- REQUIREMENT
Transcribe the data that follows precisely, omitting nothing.

- RECORD EXTRACTS
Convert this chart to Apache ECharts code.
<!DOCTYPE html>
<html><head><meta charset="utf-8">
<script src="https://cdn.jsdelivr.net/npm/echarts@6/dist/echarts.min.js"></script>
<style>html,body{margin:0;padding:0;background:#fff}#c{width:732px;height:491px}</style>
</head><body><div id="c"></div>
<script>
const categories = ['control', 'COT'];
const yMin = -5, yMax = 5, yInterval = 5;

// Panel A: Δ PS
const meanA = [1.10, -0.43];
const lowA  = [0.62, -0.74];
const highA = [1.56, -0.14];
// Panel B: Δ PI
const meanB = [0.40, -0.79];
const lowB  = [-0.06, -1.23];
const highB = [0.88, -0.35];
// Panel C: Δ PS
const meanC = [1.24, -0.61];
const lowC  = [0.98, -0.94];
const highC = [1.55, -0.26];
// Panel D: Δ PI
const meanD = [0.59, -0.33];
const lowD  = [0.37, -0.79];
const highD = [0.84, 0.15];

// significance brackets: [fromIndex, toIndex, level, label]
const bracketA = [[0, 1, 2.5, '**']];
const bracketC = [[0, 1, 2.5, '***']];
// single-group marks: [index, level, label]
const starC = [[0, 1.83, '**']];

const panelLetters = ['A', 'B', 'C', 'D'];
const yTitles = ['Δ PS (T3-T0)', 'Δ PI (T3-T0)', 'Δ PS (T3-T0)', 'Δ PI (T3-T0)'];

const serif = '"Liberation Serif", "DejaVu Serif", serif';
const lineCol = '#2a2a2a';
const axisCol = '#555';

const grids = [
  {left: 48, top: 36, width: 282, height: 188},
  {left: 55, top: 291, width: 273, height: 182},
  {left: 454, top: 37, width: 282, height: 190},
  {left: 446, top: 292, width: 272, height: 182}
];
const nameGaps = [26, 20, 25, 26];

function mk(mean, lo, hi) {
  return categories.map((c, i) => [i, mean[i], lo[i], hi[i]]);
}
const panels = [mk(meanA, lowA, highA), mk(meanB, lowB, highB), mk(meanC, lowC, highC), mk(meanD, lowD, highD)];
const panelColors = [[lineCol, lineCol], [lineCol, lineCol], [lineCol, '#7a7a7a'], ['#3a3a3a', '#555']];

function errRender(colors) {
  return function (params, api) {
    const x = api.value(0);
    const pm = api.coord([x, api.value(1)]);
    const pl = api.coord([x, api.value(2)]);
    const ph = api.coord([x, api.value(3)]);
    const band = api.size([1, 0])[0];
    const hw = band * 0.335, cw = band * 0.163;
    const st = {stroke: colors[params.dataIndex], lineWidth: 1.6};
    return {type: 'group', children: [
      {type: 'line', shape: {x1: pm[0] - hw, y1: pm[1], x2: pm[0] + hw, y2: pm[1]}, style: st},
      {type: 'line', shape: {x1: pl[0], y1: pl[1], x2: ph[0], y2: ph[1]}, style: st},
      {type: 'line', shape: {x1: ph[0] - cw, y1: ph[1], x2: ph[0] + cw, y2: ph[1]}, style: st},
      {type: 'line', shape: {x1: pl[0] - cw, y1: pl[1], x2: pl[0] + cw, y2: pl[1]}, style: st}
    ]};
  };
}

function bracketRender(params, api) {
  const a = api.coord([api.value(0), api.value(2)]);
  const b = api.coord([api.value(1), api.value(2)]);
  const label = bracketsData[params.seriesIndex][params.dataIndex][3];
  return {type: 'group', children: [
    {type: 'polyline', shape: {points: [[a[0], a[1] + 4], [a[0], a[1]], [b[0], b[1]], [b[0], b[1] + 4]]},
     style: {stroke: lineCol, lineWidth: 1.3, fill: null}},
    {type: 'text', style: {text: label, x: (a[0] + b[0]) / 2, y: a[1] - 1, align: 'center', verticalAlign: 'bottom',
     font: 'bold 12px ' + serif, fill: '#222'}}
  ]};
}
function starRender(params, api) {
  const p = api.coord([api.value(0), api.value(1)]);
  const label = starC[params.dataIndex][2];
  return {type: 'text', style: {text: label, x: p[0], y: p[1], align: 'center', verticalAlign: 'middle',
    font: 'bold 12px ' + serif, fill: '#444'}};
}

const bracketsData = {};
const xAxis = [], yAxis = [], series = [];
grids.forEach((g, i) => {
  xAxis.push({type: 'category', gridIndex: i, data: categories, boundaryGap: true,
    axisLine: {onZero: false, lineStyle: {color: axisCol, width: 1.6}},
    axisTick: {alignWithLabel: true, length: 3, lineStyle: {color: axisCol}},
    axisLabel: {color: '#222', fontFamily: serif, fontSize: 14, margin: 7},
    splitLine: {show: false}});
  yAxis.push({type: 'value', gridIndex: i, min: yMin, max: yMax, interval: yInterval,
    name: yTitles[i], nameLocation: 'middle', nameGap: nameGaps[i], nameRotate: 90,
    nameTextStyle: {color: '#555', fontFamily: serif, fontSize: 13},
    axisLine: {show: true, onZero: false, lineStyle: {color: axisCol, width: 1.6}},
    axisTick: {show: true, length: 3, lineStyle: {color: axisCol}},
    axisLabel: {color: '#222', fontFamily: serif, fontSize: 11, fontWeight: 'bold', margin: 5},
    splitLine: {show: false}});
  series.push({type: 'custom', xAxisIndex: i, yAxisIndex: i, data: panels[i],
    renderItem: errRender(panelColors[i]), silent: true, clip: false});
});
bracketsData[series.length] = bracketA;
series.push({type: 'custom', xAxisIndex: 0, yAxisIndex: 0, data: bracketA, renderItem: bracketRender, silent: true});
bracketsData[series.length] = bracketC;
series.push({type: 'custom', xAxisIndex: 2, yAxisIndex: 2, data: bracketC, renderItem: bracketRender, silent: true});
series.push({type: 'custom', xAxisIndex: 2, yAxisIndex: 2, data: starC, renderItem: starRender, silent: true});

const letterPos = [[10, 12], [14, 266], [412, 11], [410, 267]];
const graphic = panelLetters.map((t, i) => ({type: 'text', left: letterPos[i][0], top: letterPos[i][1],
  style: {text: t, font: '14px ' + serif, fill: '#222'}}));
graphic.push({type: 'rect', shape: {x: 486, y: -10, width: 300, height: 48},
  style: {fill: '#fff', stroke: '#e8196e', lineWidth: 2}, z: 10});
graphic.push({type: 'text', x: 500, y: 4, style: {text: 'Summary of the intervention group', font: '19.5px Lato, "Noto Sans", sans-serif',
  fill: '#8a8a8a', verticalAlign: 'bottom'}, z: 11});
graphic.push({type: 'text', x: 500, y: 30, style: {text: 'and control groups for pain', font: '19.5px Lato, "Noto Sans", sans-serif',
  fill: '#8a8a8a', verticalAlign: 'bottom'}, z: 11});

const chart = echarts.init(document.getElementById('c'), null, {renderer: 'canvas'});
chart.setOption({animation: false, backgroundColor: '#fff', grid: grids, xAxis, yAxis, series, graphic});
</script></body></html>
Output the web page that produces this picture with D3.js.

- ANSWER
Convert this chart to Apache ECharts code.
<!DOCTYPE html>
<html><head><meta charset="utf-8">
<script src="https://cdn.jsdelivr.net/npm/echarts@6/dist/echarts.min.js"></script>
<style>html,body{margin:0;padding:0;background:#fff}#c{width:732px;height:491px}</style>
</head><body><div id="c"></div>
<script>
const categories = ['control', 'COT'];
const yMin = -5, yMax = 5, yInterval = 5;

// Panel A: Δ PS
const meanA = [1.10, -0.43];
const lowA  = [0.62, -0.74];
const highA = [1.56, -0.14];
// Panel B: Δ PI
const meanB = [0.40, -0.79];
const lowB  = [-0.06, -1.23];
const highB = [0.88, -0.35];
// Panel C: Δ PS
const meanC = [1.24, -0.61];
const lowC  = [0.98, -0.94];
const highC = [1.55, -0.26];
// Panel D: Δ PI
const meanD = [0.59, -0.33];
const lowD  = [0.37, -0.79];
const highD = [0.84, 0.15];

// significance brackets: [fromIndex, toIndex, level, label]
const bracketA = [[0, 1, 2.5, '**']];
const bracketC = [[0, 1, 2.5, '***']];
// single-group marks: [index, level, label]
const starC = [[0, 1.83, '**']];

const panelLetters = ['A', 'B', 'C', 'D'];
const yTitles = ['Δ PS (T3-T0)', 'Δ PI (T3-T0)', 'Δ PS (T3-T0)', 'Δ PI (T3-T0)'];

const serif = '"Liberation Serif", "DejaVu Serif", serif';
const lineCol = '#2a2a2a';
const axisCol = '#555';

const grids = [
  {left: 48, top: 36, width: 282, height: 188},
  {left: 55, top: 291, width: 273, height: 182},
  {left: 454, top: 37, width: 282, height: 190},
  {left: 446, top: 292, width: 272, height: 182}
];
const nameGaps = [26, 20, 25, 26];

function mk(mean, lo, hi) {
  return categories.map((c, i) => [i, mean[i], lo[i], hi[i]]);
}
const panels = [mk(meanA, lowA, highA), mk(meanB, lowB, highB), mk(meanC, lowC, highC), mk(meanD, lowD, highD)];
const panelColors = [[lineCol, lineCol], [lineCol, lineCol], [lineCol, '#7a7a7a'], ['#3a3a3a', '#555']];

function errRender(colors) {
  return function (params, api) {
    const x = api.value(0);
    const pm = api.coord([x, api.value(1)]);
    const pl = api.coord([x, api.value(2)]);
    const ph = api.coord([x, api.value(3)]);
    const band = api.size([1, 0])[0];
    const hw = band * 0.335, cw = band * 0.163;
    const st = {stroke: colors[params.dataIndex], lineWidth: 1.6};
    return {type: 'group', children: [
      {type: 'line', shape: {x1: pm[0] - hw, y1: pm[1], x2: pm[0] + hw, y2: pm[1]}, style: st},
      {type: 'line', shape: {x1: pl[0], y1: pl[1], x2: ph[0], y2: ph[1]}, style: st},
      {type: 'line', shape: {x1: ph[0] - cw, y1: ph[1], x2: ph[0] + cw, y2: ph[1]}, style: st},
      {type: 'line', shape: {x1: pl[0] - cw, y1: pl[1], x2: pl[0] + cw, y2: pl[1]}, style: st}
    ]};
  };
}

function bracketRender(params, api) {
  const a = api.coord([api.value(0), api.value(2)]);
  const b = api.coord([api.value(1), api.value(2)]);
  const label = bracketsData[params.seriesIndex][params.dataIndex][3];
  return {type: 'group', children: [
    {type: 'polyline', shape: {points: [[a[0], a[1] + 4], [a[0], a[1]], [b[0], b[1]], [b[0], b[1] + 4]]},
     style: {stroke: lineCol, lineWidth: 1.3, fill: null}},
    {type: 'text', style: {text: label, x: (a[0] + b[0]) / 2, y: a[1] - 1, align: 'center', verticalAlign: 'bottom',
     font: 'bold 12px ' + serif, fill: '#222'}}
  ]};
}
function starRender(params, api) {
  const p = api.coord([api.value(0), api.value(1)]);
  const label = starC[params.dataIndex][2];
  return {type: 'text', style: {text: label, x: p[0], y: p[1], align: 'center', verticalAlign: 'middle',
    font: 'bold 12px ' + serif, fill: '#444'}};
}

const bracketsData = {};
const xAxis = [], yAxis = [], series = [];
grids.forEach((g, i) => {
  xAxis.push({type: 'category', gridIndex: i, data: categories, boundaryGap: true,
    axisLine: {onZero: false, lineStyle: {color: axisCol, width: 1.6}},
    axisTick: {alignWithLabel: true, length: 3, lineStyle: {color: axisCol}},
    axisLabel: {color: '#222', fontFamily: serif, fontSize: 14, margin: 7},
    splitLine: {show: false}});
  yAxis.push({type: 'value', gridIndex: i, min: yMin, max: yMax, interval: yInterval,
    name: yTitles[i], nameLocation: 'middle', nameGap: nameGaps[i], nameRotate: 90,
    nameTextStyle: {color: '#555', fontFamily: serif, fontSize: 13},
    axisLine: {show: true, onZero: false, lineStyle: {color: axisCol, width: 1.6}},
    axisTick: {show: true, length: 3, lineStyle: {color: axisCol}},
    axisLabel: {color: '#222', fontFamily: serif, fontSize: 11, fontWeight: 'bold', margin: 5},
    splitLine: {show: false}});
  series.push({type: 'custom', xAxisIndex: i, yAxisIndex: i, data: panels[i],
    renderItem: errRender(panelColors[i]), silent: true, clip: false});
});
bracketsData[series.length] = bracketA;
series.push({type: 'custom', xAxisIndex: 0, yAxisIndex: 0, data: bracketA, renderItem: bracketRender, silent: true});
bracketsData[series.length] = bracketC;
series.push({type: 'custom', xAxisIndex: 2, yAxisIndex: 2, data: bracketC, renderItem: bracketRender, silent: true});
series.push({type: 'custom', xAxisIndex: 2, yAxisIndex: 2, data: starC, renderItem: starRender, silent: true});

const letterPos = [[10, 12], [14, 266], [412, 11], [410, 267]];
const graphic = panelLetters.map((t, i) => ({type: 'text', left: letterPos[i][0], top: letterPos[i][1],
  style: {text: t, font: '14px ' + serif, fill: '#222'}}));
graphic.push({type: 'rect', shape: {x: 486, y: -10, width: 300, height: 48},
  style: {fill: '#fff', stroke: '#e8196e', lineWidth: 2}, z: 10});
graphic.push({type: 'text', x: 500, y: 4, style: {text: 'Summary of the intervention group', font: '19.5px Lato, "Noto Sans", sans-serif',
  fill: '#8a8a8a', verticalAlign: 'bottom'}, z: 11});
graphic.push({type: 'text', x: 500, y: 30, style: {text: 'and control groups for pain', font: '19.5px Lato, "Noto Sans", sans-serif',
  fill: '#8a8a8a', verticalAlign: 'bottom'}, z: 11});

const chart = echarts.init(document.getElementById('c'), null, {renderer: 'canvas'});
chart.setOption({animation: false, backgroundColor: '#fff', grid: grids, xAxis, yAxis, series, graphic});
</script></body></html>
Output the web page that produces this picture with D3.js.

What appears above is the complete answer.